The war over, the brothers headed back to northwestern Minnesota. Cyril went to work for a foundry. Louis, by then a husband and father to the first of his 10 children, worked for a couple of years in a foundry before opening his own blacksmith shop in Rothsay in 1947.

Always tinkering, Louis saw the snow thrower a friend's company produced and just didn't think much of the design, which placed the thrower on the back of the tractor.

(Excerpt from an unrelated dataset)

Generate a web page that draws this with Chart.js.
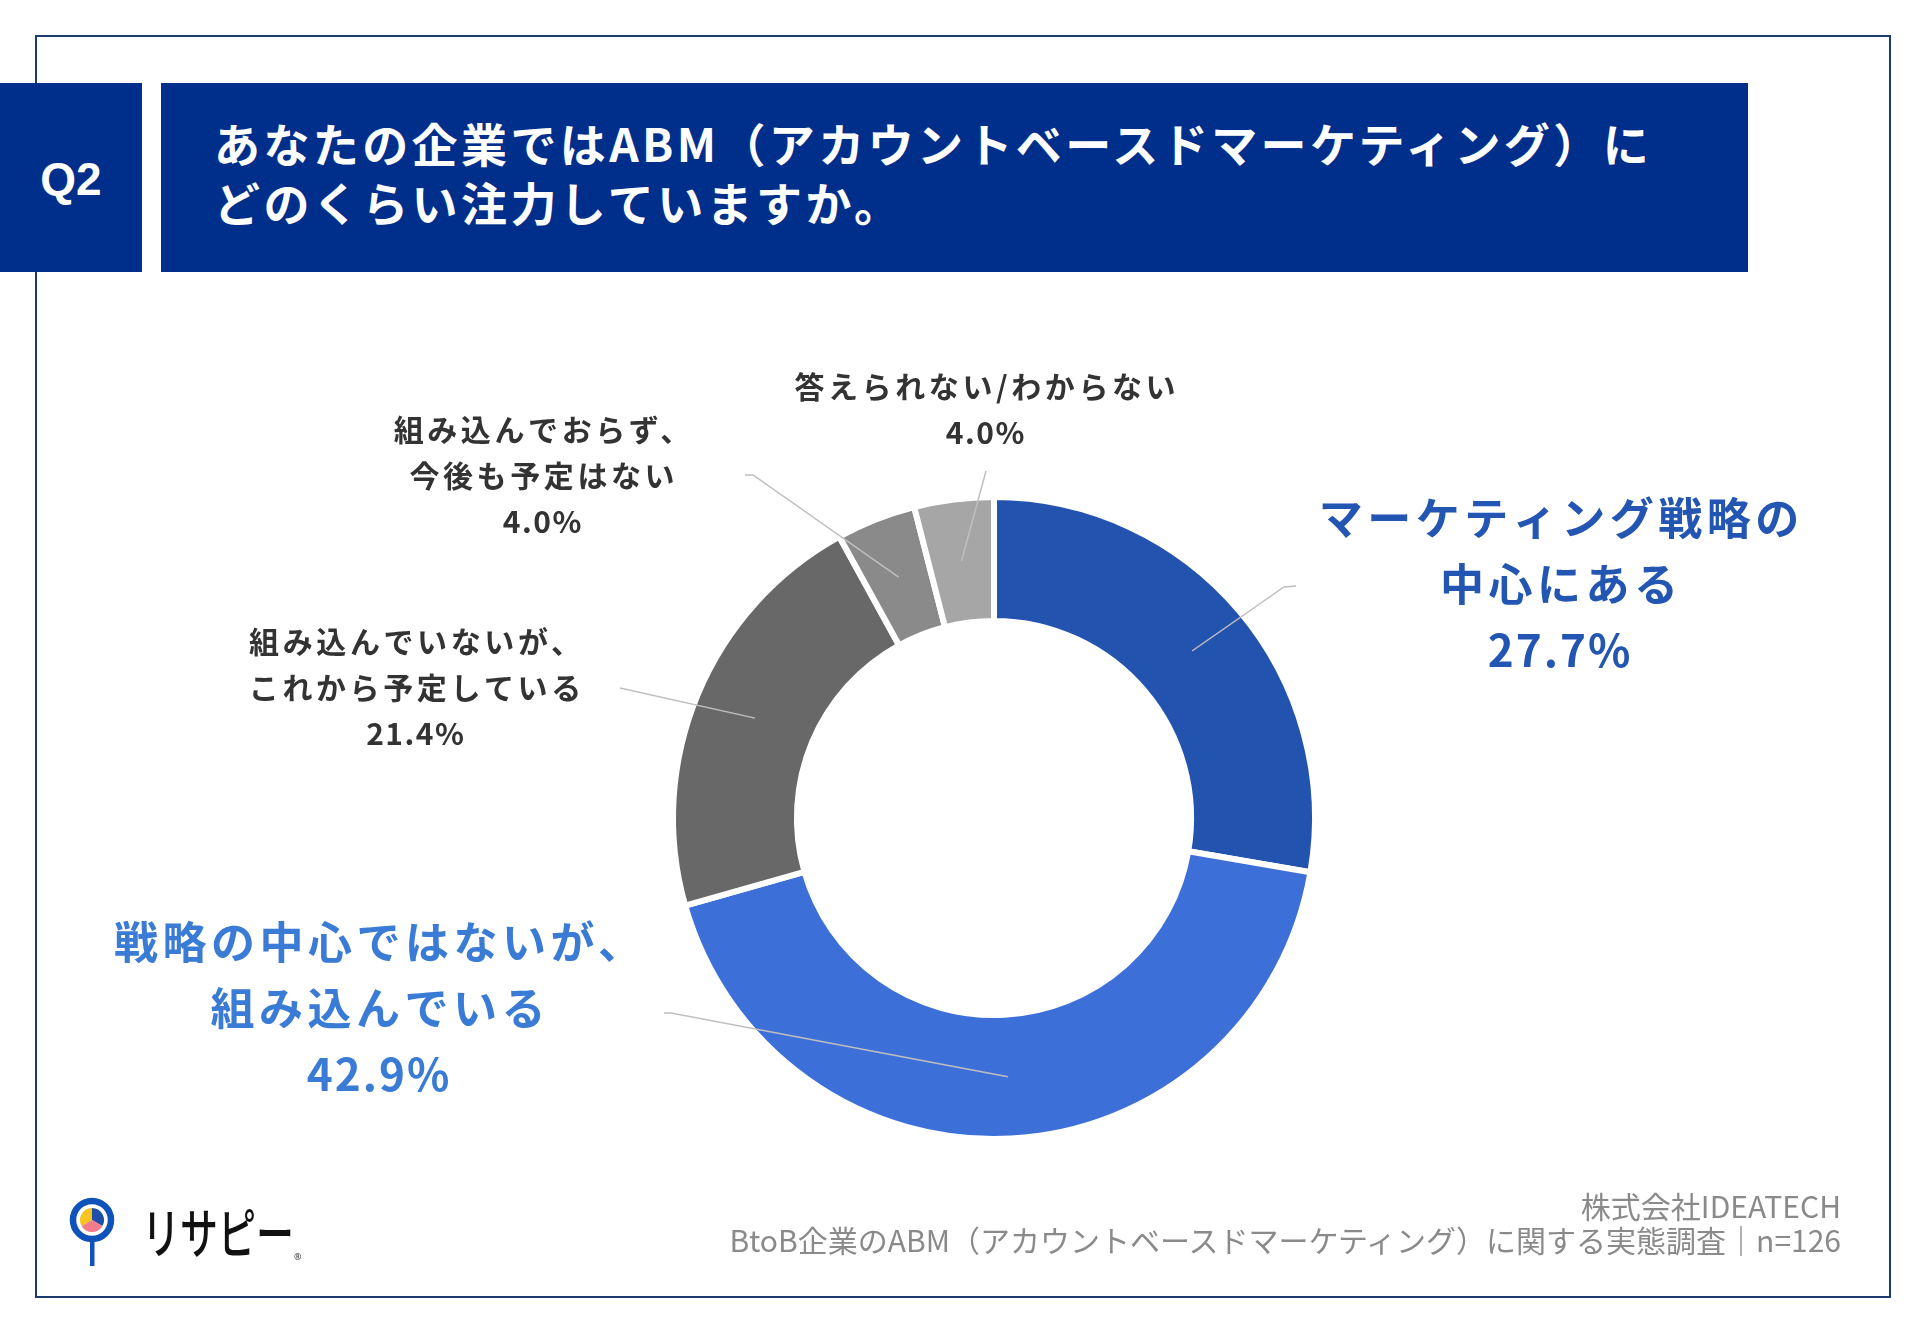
<!DOCTYPE html>
<html lang="ja">
<head>
<meta charset="utf-8">
<script src="https://cdn.jsdelivr.net/npm/chart.js@4.4.1/dist/chart.umd.min.js"></script>
<style>
  html, body { margin: 0; padding: 0; background: #fff; }
  body { width: 1920px; height: 1329px; position: relative; overflow: hidden;
         font-family: "Noto Sans CJK JP", "Noto Sans", sans-serif; }
  .frame { position: absolute; left: 35px; top: 35px; width: 1852px; height: 1259px;
           border: 2.5px solid #1b3a6e; }
  .qbox { position: absolute; left: 0; top: 83px; width: 142px; height: 189px; background: #002e8b;
          color: #fff; font: bold 46px "Liberation Sans", Arial, sans-serif;
          display: flex; align-items: center; justify-content: center; padding-top: 2px; box-sizing: border-box; }
  .tbox { position: absolute; left: 161px; top: 83px; width: 1587px; height: 189px; background: #002e8b; }
  .tbox div { position: absolute; left: 53px; color: #fff; font-weight: bold; font-size: 46px;
              letter-spacing: 3.4px; line-height: 60px; white-space: nowrap; }
  .credit { position: absolute; right: 79px; color: #8a8a8a; font-size: 30px; line-height: 34px;
            text-align: right; white-space: nowrap; }
  canvas { position: absolute; left: 0; top: 0; }
  .logo { position: absolute; left: 66px; top: 1192px; }
</style>
</head>
<body>
<div class="frame"></div>
<div class="qbox">Q2</div>
<div class="tbox">
  <div style="top:29px">あなたの企業ではABM（アカウントベースドマーケティング）に</div>
  <div style="top:88px">どのくらい注力していますか。</div>
</div>
<canvas id="chart" width="1920" height="1329"></canvas>
<svg class="logo" width="260" height="80" viewBox="0 0 260 80">
  <rect x="24" y="40" width="4.5" height="34" fill="#0f52ba"/>
  <circle cx="26" cy="28" r="19" fill="#fff" stroke="#0f52ba" stroke-width="6.5"/>
  <path d="M26 28 L26 16 A12 12 0 0 0 15.6 34 Z" fill="#f8c41f"/>
  <path d="M26 28 L26 16 A12 12 0 0 1 36.4 34 Z" fill="#1f4fa8"/>
  <path d="M26 28 L36.4 34 A12 12 0 0 1 15.6 34 Z" fill="#f27b8c"/>
  <text x="76" y="62" font-family="Noto Sans CJK JP" font-size="54" font-weight="500" fill="#111"
        textLength="152" lengthAdjust="spacingAndGlyphs">リサピー</text>
  <text x="228" y="68" font-family="Noto Sans" font-size="9" fill="#333">®</text>
</svg>
<div class="credit" style="top:1188px">株式会社IDEATECH</div>
<div class="credit" style="top:1222px">BtoB企業のABM（アカウントベースドマーケティング）に関する実態調査｜n=126</div>

<script>
// 回答データ（n=126）
const categories = [
  'マーケティング戦略の\n中心にある',
  '戦略の中心ではないが、\n組み込んでいる',
  '組み込んでいないが、\nこれから予定している',
  '組み込んでおらず、\n今後も予定はない',
  '答えられない/わからない'
];
const shares = [27.7, 42.9, 21.4, 4.0, 4.0];
const sliceColors = ['#2253ae', '#3d6fd9', '#686868', '#8a8a8a', '#a6a6a6'];

// ラベルの配置（ドーナツ中心からのずれ）と引き出し線の終点
const labelSpots = [
  {dx: 565, dy: -234, elbow: [290, -231], end: [302, -232]},
  {dx: -616, dy: 190, elbow: [-323, 195], end: [-330, 195]},
  {dx: -579, dy: -130, elbow: [-374, -130], end: [-374, -130]},
  {dx: -452, dy: -342, elbow: [-241, -343], end: [-249, -343]},
  {dx: -9, dy: -408, elbow: [-8, -347], end: [-8, -347]}
];
const labelStyles = [
  {size: 44, spacing: 4.5, pctSpacing: 2, lineGap: 66, color: '#2356b2'},
  {size: 44, spacing: 4.5, pctSpacing: 2, lineGap: 66, color: '#3a7bd5'},
  {size: 30, spacing: 3.6, pctSpacing: 1.5, lineGap: 46, color: '#333333'},
  {size: 30, spacing: 3.6, pctSpacing: 1.5, lineGap: 46, color: '#333333'},
  {size: 30, spacing: 3.6, pctSpacing: 1.5, lineGap: 46, color: '#333333'}
];

// 外側ラベルと引き出し線を描く
const outerLabels = {
  id: 'outerLabels',
  afterDraw(chart) {
    const ctx = chart.ctx;
    const arcs = chart.getDatasetMeta(0).data;
    arcs.forEach((arc, i) => {
      const p = arc.getProps(['x', 'y', 'startAngle', 'endAngle', 'innerRadius', 'outerRadius']);
      const mid = (p.startAngle + p.endAngle) / 2;
      const r = (p.innerRadius + p.outerRadius) / 2;
      const spot = labelSpots[i];
      ctx.save();
      ctx.strokeStyle = '#bfbfbf';
      ctx.lineWidth = 1.5;
      ctx.beginPath();
      ctx.moveTo(p.x + Math.cos(mid) * r, p.y + Math.sin(mid) * r);
      ctx.lineTo(p.x + spot.elbow[0], p.y + spot.elbow[1]);
      ctx.lineTo(p.x + spot.end[0], p.y + spot.end[1]);
      ctx.stroke();

      const st = labelStyles[i];
      const lines = categories[i].split('\n');
      lines.push(shares[i].toFixed(1) + '%');
      ctx.font = 'bold ' + st.size + 'px "Noto Sans CJK JP"';
      ctx.fillStyle = st.color;
      ctx.textAlign = 'center';
      ctx.textBaseline = 'middle';
      const top = p.y + spot.dy - (lines.length - 1) * st.lineGap / 2;
      lines.forEach((line, k) => {
        const sp = k === lines.length - 1 ? st.pctSpacing : st.spacing;
        ctx.letterSpacing = sp + 'px';
        ctx.fillText(line, p.x + spot.dx + sp / 2, top + k * st.lineGap);
      });
      ctx.restore();
    });
  }
};

new Chart(document.getElementById('chart'), {
  type: 'doughnut',
  data: {
    labels: categories,
    datasets: [{
      data: shares,
      backgroundColor: sliceColors,
      borderColor: '#ffffff',
      borderWidth: 6
    }]
  },
  options: {
    responsive: false,
    animation: false,
    cutout: '61.4%',
    layout: {padding: {left: 670, right: 602, top: 494, bottom: 187}},
    plugins: {
      legend: {display: false},
      tooltip: {enabled: false}
    }
  },
  plugins: [outerLabels]
});
</script>
</body>
</html>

He tinkered in his shop, designed and built a front-end blower, the rights for which he sold to Farmhand Co. in 1948. He developed a walk-behind blower in 1949.

Moved to Gwinner

Once Melroe was sold on their self-propelled loader, the Keller brothers moved in fall 1958 to Gwinner, N.D., population 250.

Louis joined the engineering team, helped improved the design of the loader and worked on several attachments. Cyril, who spent the next 26 years with Melroe/ Bobcat, took to sales and hit the road.

"They wanted someone to get on the road and work with dealers, and I started right away talking to different turkey barns and cattle and hog barns, construction yards, foundries and ship-unloading companies. It was nonstop," Cy recalled.

His first order came from a fertilizing company outside Sioux City, Iowa. It bought two. Down the road, a foundry bought one. A turkey farmer bought another. By the end of the week in 1959, six machines were sold for around $1,400 each -- about $10,350 each in inflation-adjusted 2008 dollars.

"Roger [Melroe] was very pleased," said Cy, who later headed training for the company and marched hundreds of workers through what is now dubbed Bobcat Bootcamp.

After leaving Bobcat, Louis one-upped himself by creating an even smaller "Mini Bob" machine that spanned just 3 feet with four-wheel drive.

Melroe executive Roger Melroe sneaked Louis Keller's newest product into a dealer convention in Phoenix, much to the surprise of the other Melroe brothers, who had previously rejected the idea.

"Some 925 orders came in one night," Louis said. "All the dealers saw it and flocked. The brothers said: 'What in the world is going on?' They called me and said you have to come [back to get this into production]. I was king of the hill."